Now that I’m four months in to a six month project you could argue that I’m leaving it a bit late to start on the practical part of the work. But in my public engagement role I heard time and time again that staff that didn’t involve people properly delivered their work according to existing preconceptions about what people wanted or needed. I was determined not to make the same mistake with my work, so I developed personas for the main users of data to ensure that we are focusing on building something that people would actually find useful.

Personas are representations of different types of customers or users. They answer the question “Who are we designing our work for?” They help to align strategy and goals to specific user groups. As we’re testing this work with the Health Performance Audit Team, I developed personas ranging from Performance Support Officers to Audit Managers, as well as complimentary work with members of the Financial Audit Technical Team and a Financial Auditor working on the frontline with health boards.

Where to start?

I was quite excited to start on the personas so that I could see how my public engagement mindset fitted with digital practice. My colleague Louise Foster-Key, who is the Digital Comms Officer at the Wales Audit Office gave me a few pointers from her work on the Wales Audit Office Intranet, and I also looked at wider good practice. There’s a great post on user personas on the Office for National Statistics’ Digital Blog, but I ended up basing my work on the Government Digital Service (GDS)’s Guide to User Stories. I had a punt at using Trello, but as this was a largely solo exercise (and it was only a small project to manage) I didn’t find it to be as useful as I expected. Instead I used Xtensio, a free(ish) tool that Louise recommended to me.

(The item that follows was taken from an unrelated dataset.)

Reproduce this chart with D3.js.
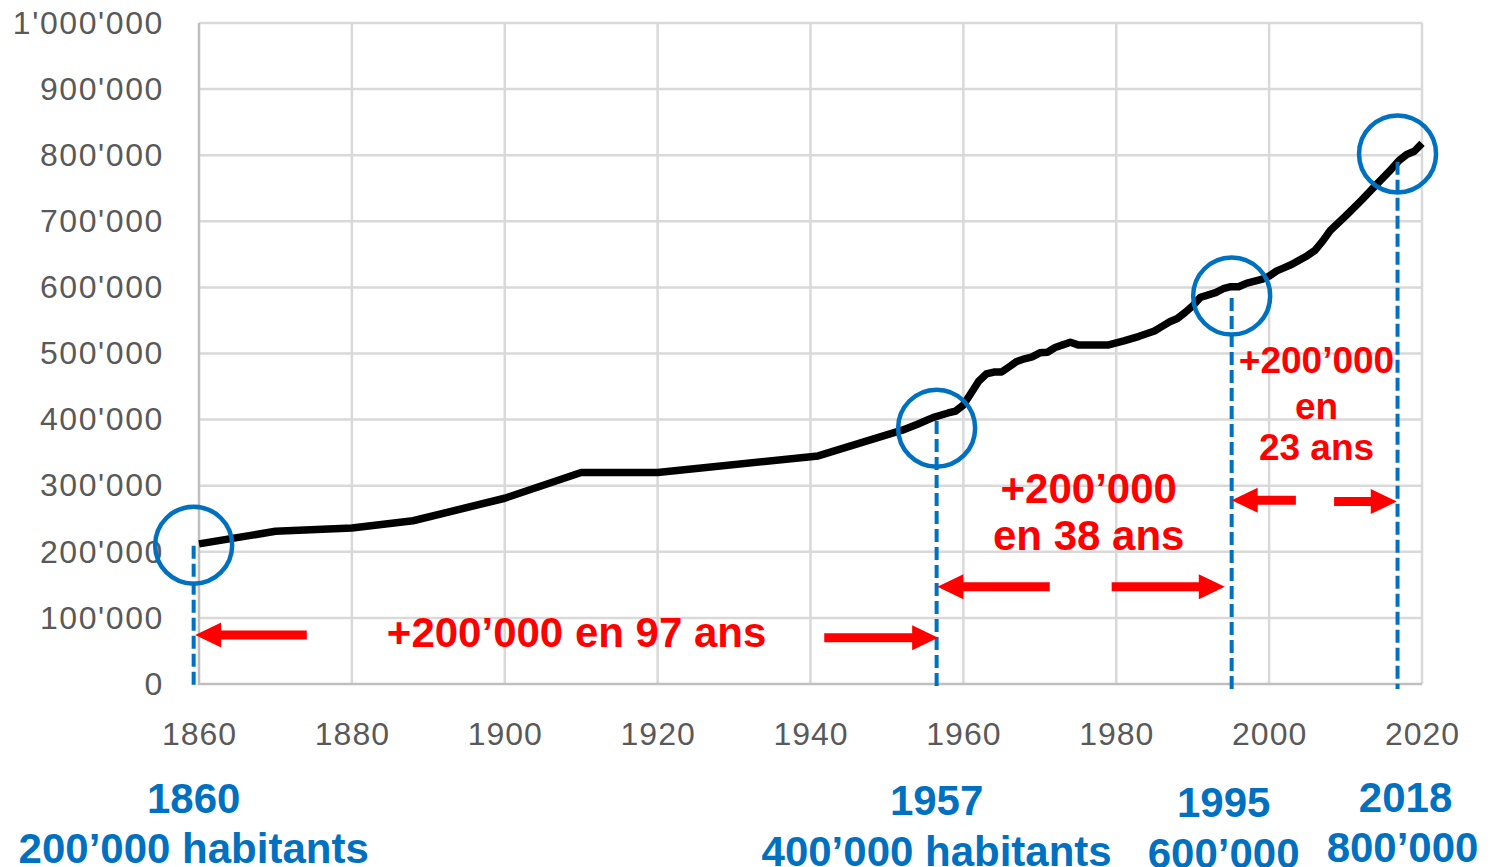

I stuck with the GDS format as the structure of my user stories, which I put together from interviews and emails with staff in key roles:

  1. As a… (Who is the user? A biography of the person accessing data)
  2. I need/want/expect to… (What does the user want to do?)
  3. So that… (Why does the user want to do this?)
  4. It’s done when… (This is the GDS acceptance criteria, which is a list of outcomes that you use as a checklist to confirm that your service has done its job and is meeting that user need)

Has it been useful?

By talking to auditors in depth about each of the roles that I’ve mapped, I’ve got a much better understanding of their work. This will be useful to me far beyond the lifespan of the Cutting Edge Audit project, as I look at how the Good Practice Exchange can work more effectively with audit teams, especially the Health Audit Team, who volunteered to work with us on this piece of work.

The main use of the personas will be to sense check our work and to ensure that the purpose of our test matches what our auditors want and expect. Now that they’ve helped us run through some hypothetical tests, we’ll use their thoughts to avoid scope creep for the first stage of our iteration.

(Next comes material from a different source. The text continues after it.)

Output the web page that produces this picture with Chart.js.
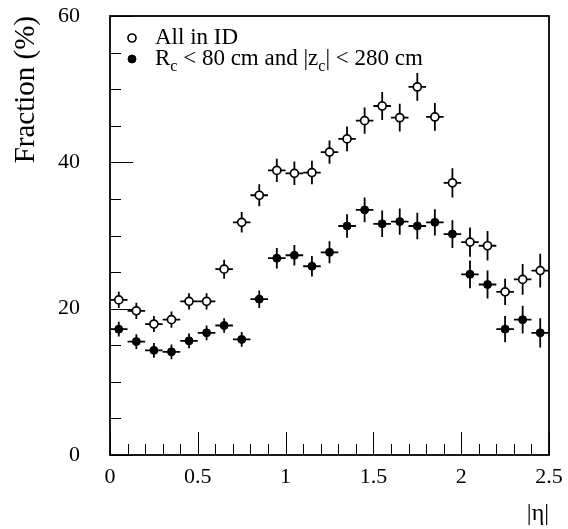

Their thoughts will also be incredibly useful for my section of our final report. It’s been said that “The pen is mightier than the sword”, and in this sense we as the report authors have all the power – it is us who provide the recommendations for future priorities. This work will ensure that my recommendations are grounded in the realities of our staff’s day to day work.

The final personas are now online and have been split into two sections because of the limitations of the free version of Xtensio. The first set of personas are based on the Performance Audit roles, and the second set include personas based on the Financial Audit and Technical Team roles.

These personas now give us a level of expectation for our work. If the test fails, they give us a rigorous criteria to examine our output against, and a clear vision to check our delivery against. On the other side of things, should the work (as we hope) be a success, we have an opportunity to think about whether personas can help us to be more focused and responsive as we ensure that public services really are delivering value for money for the people of Wales.